System on a chip (SoC) integrated circuits may have its memory controller centrally located on the SOC die whereas the endpoints (I/O circuits) that interface with an external memory may be located on the die periphery. Given this separation between the memory controller and the endpoints, synchronization of data across the endpoints becomes increasingly more difficult. For example, during a write operation to the external memory such as to a dynamic random access memory (DRAM, the memory controller launches data words and a clock to the endpoints. The data words must arrive relatively synchronously at each endpoint to conform to the strict timing requirements of the external memory. In particular, each of the endpoints may be required to send data words to the DRAM on the same clock cycle or clock edge. This timing requirement represents numerous challenges and problems that may be better appreciated with reference to an example conventional SOC 100 shown in FIG. 1.

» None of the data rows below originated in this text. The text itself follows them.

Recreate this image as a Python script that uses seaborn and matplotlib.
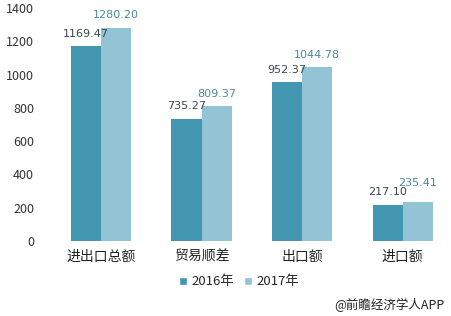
import matplotlib
matplotlib.use("Agg")
import matplotlib.pyplot as plt
import seaborn as sns
import pandas as pd
from matplotlib.patches import Patch

categories = ["进出口总额", "贸易顺差", "出口额", "进口额"]
series_names = ["2016年", "2017年"]
values_2016 = [1169.47, 735.27, 952.37, 217.10]
values_2017 = [1280.20, 809.37, 1044.78, 235.41]
yticks = [0, 200, 400, 600, 800, 1000, 1200, 1400]

sns.set_theme(style="white")
plt.rcParams['font.family'] = ['Noto Sans CJK SC', 'DejaVu Sans']

df = pd.DataFrame({
    "cat": categories * 2,
    "year": [series_names[0]] * 4 + [series_names[1]] * 4,
    "val": values_2016 + values_2017,
})

c16 = "#4497B0"
c17 = "#93C4D6"

fig = plt.figure(figsize=(4.51, 3.16), dpi=100)
ax = fig.add_axes([0.088, 0.237, 0.912, 0.738])
sns.barplot(data=df, x="cat", y="val", hue="year", palette=[c16, c17],
            width=0.6, saturation=1, linewidth=0, ax=ax, legend=False)

extra = [0, 0, 0, 40]
for j, (vals, col) in enumerate([(values_2016, "#3A4650"), (values_2017, "#4A8A9C")]):
    for i, v in enumerate(vals):
        x = i + (-0.15 if j == 0 else 0.15)
        lift = extra[i] if j == 1 else 0
        ax.text(x, v + 45 + lift, f"{v:.2f}", ha="center", va="bottom", fontsize=8,
                color=col, family="DejaVu Sans")

ax.set_ylim(0, 1400)
ax.set_xlim(-0.61, 3.48)
ax.set_yticks(yticks)
ax.set_yticklabels([str(t) for t in yticks], fontsize=9, color="#333333")
ax.set_xticklabels(categories, fontsize=10, color="#222222")
ax.set_xlabel("")
ax.set_ylabel("")
for s in ax.spines.values():
    s.set_visible(False)
ax.tick_params(axis="x", length=0, pad=6)
ax.tick_params(axis="y", length=0, pad=4)

handles = [Patch(facecolor=c16, label=series_names[0]), Patch(facecolor=c17, label=series_names[1])]
fig.legend(handles=handles, loc="center", bbox_to_anchor=(0.53, 0.108), ncol=2, frameon=False,
           fontsize=9.5, handlelength=0.6, handleheight=0.6, handletextpad=0.3, columnspacing=0.8)

fig.text(0.985, 0.035, "@前瞻经济学人APP", ha="right", va="center", fontsize=9, color="#222222")

fig.savefig("out.png", dpi=100)
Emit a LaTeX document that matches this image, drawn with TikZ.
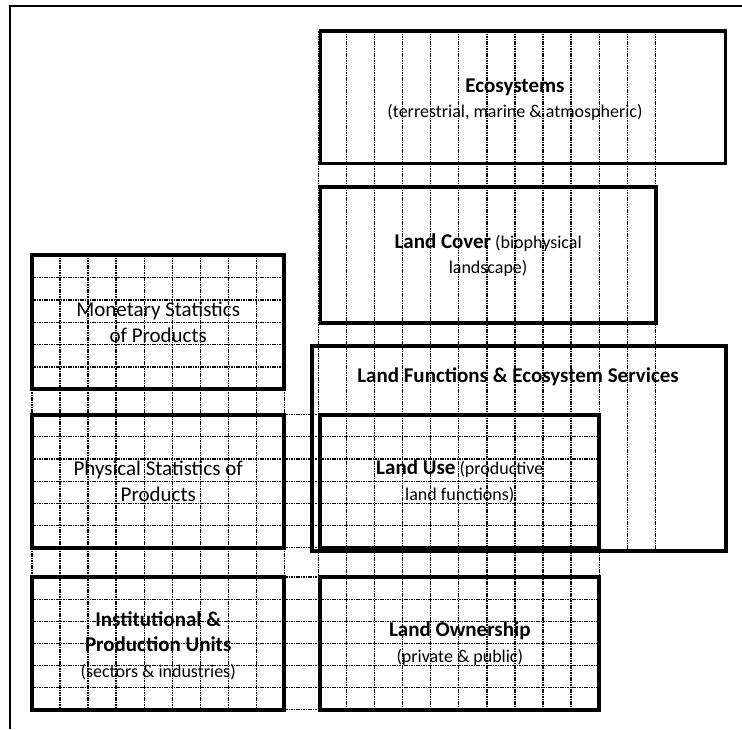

In SOC 100, a memory controller 105 transmits data to a number of endpoints including an endpoint 115 and an endpoint 120. Since endpoints 115 and 120 then launch the data to an external memory, they are located at the periphery of SOC 100 (endpoints 115 and 120 may represent just a subset of the total endpoints for illustration clarity). A clock source such as a phase-locked loop (PLL) 110 is located proximate to the endpoints 115 and 120. Given this proximity, PLL 110 transmits a clock signal that arrives relatively synchronously at each endpoint 115 and 120. In contrast to this proximity of PLL 110 to endpoints 115 and 120, memory controller 105 is centrally located on the die and is thus relatively distant from PLL 110, which also sends the clock signal across the SOC 100 to memory controller 105. Memory controller 105 then re-transmits the clock on a separate clock path to each endpoint 115 and 120. In addition, memory source 105 launches data (e.g., data words) on separate data paths to each endpoint 115 and 120. The endpoints register the launched data according to an edge of the clock received from memory controller 105 and retransmit the data to an external memory (not illustrated) responsive to an edge of the clock received from PLL 110.
Since memory controller 105 is typically located in a central region of the SOC 100, each endpoint's clock path and data path must traverse a relatively large distance of the SOC die to extend from memory controller 105 to the respective endpoints. By traversing across such relatively long paths, the clock and data carried on these path will be subject to a number of respective variations (e.g., device variations, temperature changes, voltage noise, jitter, path length, etc.) that may be unique to a given data path or clock path. As such, respective data words and the corresponding clock may arrive at each of the endpoints 115 and 120 asynchronously, thereby creating data alignment issues with the strict timing requirements of the external memory. It is thus conventional to carefully align and electrically match the data and clock paths for endpoint 115 to endpoint 120 to so minimize this asynchronicity. But this alignment is expensive and cumbersome to implement.
Accordingly, there is a need in the art for improving the synchronization of endpoints.